Sobreviventes do Pampa
O documentário conta histórias dos povos e comunidades tradicionais do Pampa, apresentando a sociobiodiversidade do bioma e as ameaças à sua existência devido à sua acelerada degradação. A maioria das histórias é relatada por pessoas de comunidades tradicionais que integram o Comitê dos Povos e Comunidades Tradicionais do Pampa e que, pelos seus usos e modos de vida, cuidam e preservam os ecossistemas que compõem o bioma.
O filme é um mosaico de 35 entrevistas, sendo 28 delas com pessoas do campo, em que se apresenta um recorte dos diferentes olhares dessas singulares identidades sociais. Entre elas: pecuaristas familiares, comunidades quilombolas, povos indígenas e agricultoras e agricultores familiares de assentamentos da reforma agrária. O documentário ainda conta com a participação de sete renomadas pesquisadoras e renomados pesquisadores com trabalhos de pesquisa relacionados à sociobiodiversidade do Bioma Pampa.

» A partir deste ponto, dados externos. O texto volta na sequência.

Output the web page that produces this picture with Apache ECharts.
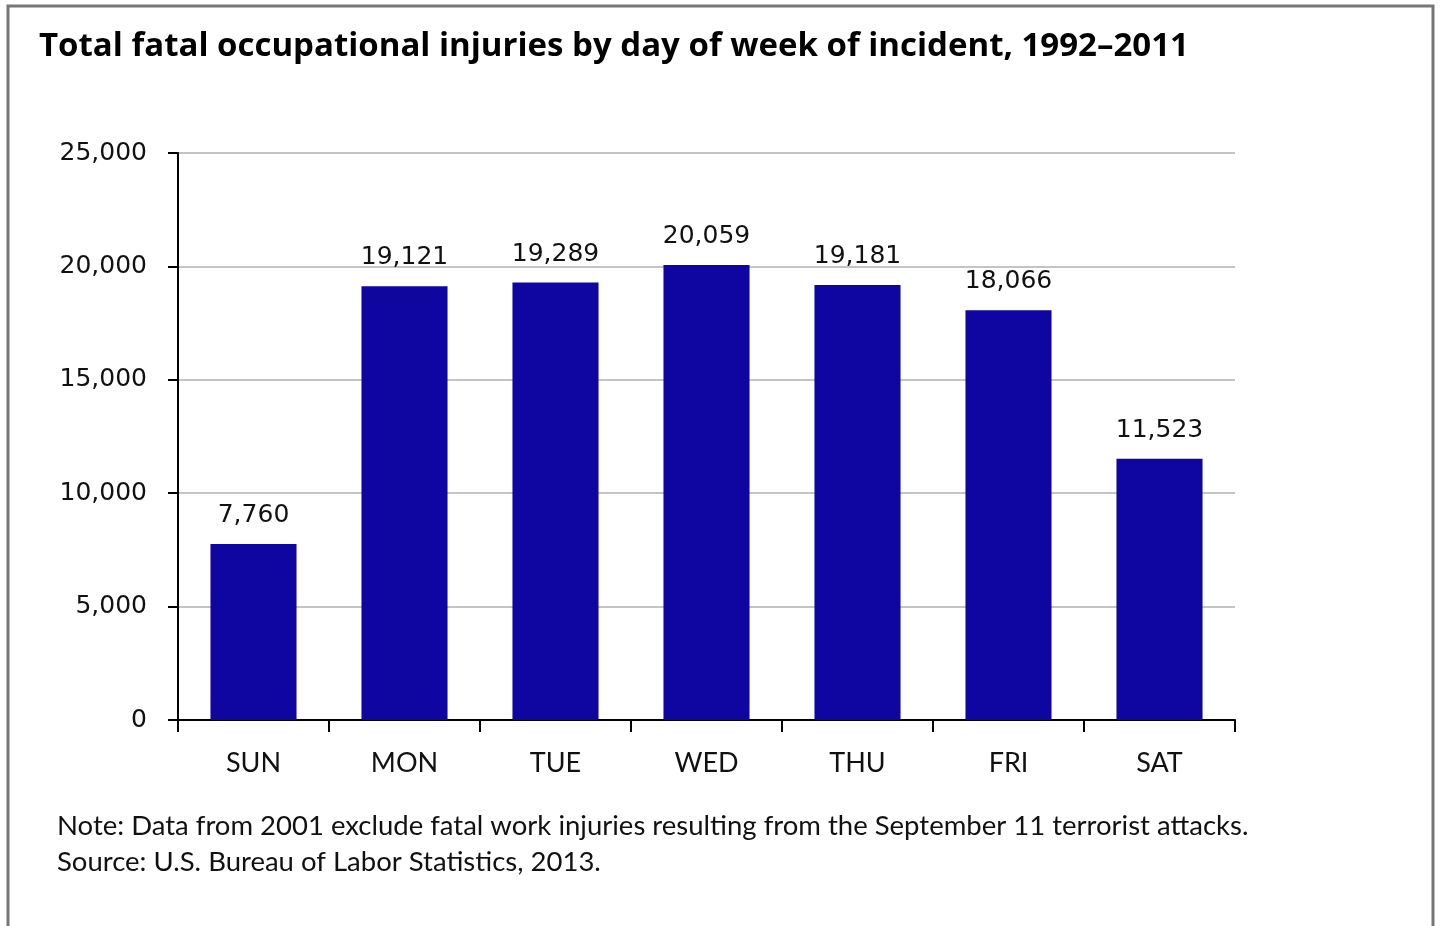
<!DOCTYPE html>
<html lang="en">
<head>
    <meta charset="UTF-8">
    <title>Total fatal occupational injuries by day of week</title>
    <script src="https://cdn.jsdelivr.net/npm/echarts@6/dist/echarts.min.js"></script>
    <style>
        html, body { margin: 0; padding: 0; background: #fff; }
        #chart { width: 1440px; height: 926px; }
    </style>
</head>
<body>
    <div id="chart"></div>
    <script>
        // data
        const days = ['SUN', 'MON', 'TUE', 'WED', 'THU', 'FRI', 'SAT'];
        const injuries = [7760, 19121, 19289, 20059, 19181, 18066, 11523];

        const noteLines = [
            'Note: Data from 2001 exclude fatal work injuries resulting from the September 11 terrorist attacks.',
            'Source: U.S. Bureau of Labor Statistics, 2013.'
        ];

        const font = 'Lato, "Open Sans", sans-serif';
        const numFont = '"DejaVu Sans", sans-serif';
        const fmt = v => v.toLocaleString('en-US');

        const chart = echarts.init(document.getElementById('chart'));

        chart.setOption({
            animation: false,
            title: {
                text: 'Total fatal occupational injuries by day of week of incident, 1992\u20132011',
                left: 34,
                top: 25,
                textStyle: { fontFamily: '"Open Sans", sans-serif', fontWeight: 'bold', fontSize: 33, color: '#000' }
            },
            graphic: [
                {
                    type: 'rect',
                    shape: { x: 8, y: 6, width: 1425, height: 940 },
                    style: { fill: 'none', stroke: '#777', lineWidth: 3 }
                },
                {
                    type: 'text',
                    left: 57,
                    top: 808,
                    style: {
                        text: noteLines.join('\n'),
                        font: '27.5px ' + font,
                        lineHeight: 36,
                        fill: '#111'
                    }
                }
            ],
            grid: { left: 178, right: 205, top: 153, bottom: 206 },
            xAxis: {
                type: 'category',
                data: days,
                axisLine: { lineStyle: { color: '#000', width: 2 } },
                axisTick: { show: true, length: 12, lineStyle: { color: '#000', width: 2 } },
                axisLabel: { margin: 30, fontFamily: font, fontSize: 27, color: '#111' }
            },
            yAxis: {
                type: 'value',
                min: 0,
                max: 25000,
                interval: 5000,
                axisLine: { show: true, lineStyle: { color: '#000', width: 2 } },
                axisTick: { show: true, length: 10, lineStyle: { color: '#000', width: 2 } },
                axisLabel: {
                    margin: 31, fontFamily: numFont, fontSize: 25, color: '#111',
                    padding: [4, 0, 0, 0], formatter: fmt
                },
                splitLine: { lineStyle: { color: '#c4c4c4', width: 2 } }
            },
            series: [
                {
                    type: 'bar',
                    data: injuries,
                    barWidth: '57%',
                    itemStyle: { color: '#0f05a0' },
                    label: {
                        show: true,
                        position: 'top',
                        distance: 16,
                        fontFamily: numFont,
                        fontSize: 25,
                        color: '#111',
                        formatter: p => fmt(p.value)
                    }
                }
            ]
        });
    </script>
</body>
</html>
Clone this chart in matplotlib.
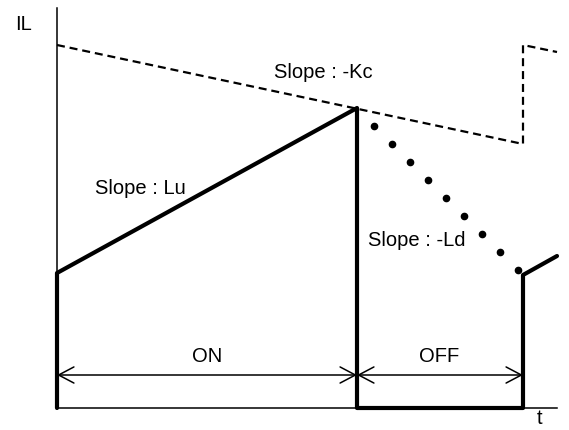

O longa-metragem foi rodado no interior de 13 municípios gaúchos do Bioma Pampa: Alegrete, Bagé, Barra do Ribeiro, Dom Pedrito, Eldorado do Sul, Porto Alegre, Quaraí, Santa Maria, Sant’Ana do Livramento, São Borja, São Miguel das Missões, Tapes e Uruguaiana.
Assista ao trailer abaixo.
O filme Sobreviventes do Pampa foi contemplado no Edital SEDAC 05/2019 FAC Pró-Cultura RS, promovido pela Secretaria da Cultura do Estado do Rio Grande do Sul, onde foi classificado em 1º lugar na finalidade Produção de Longa-metragem.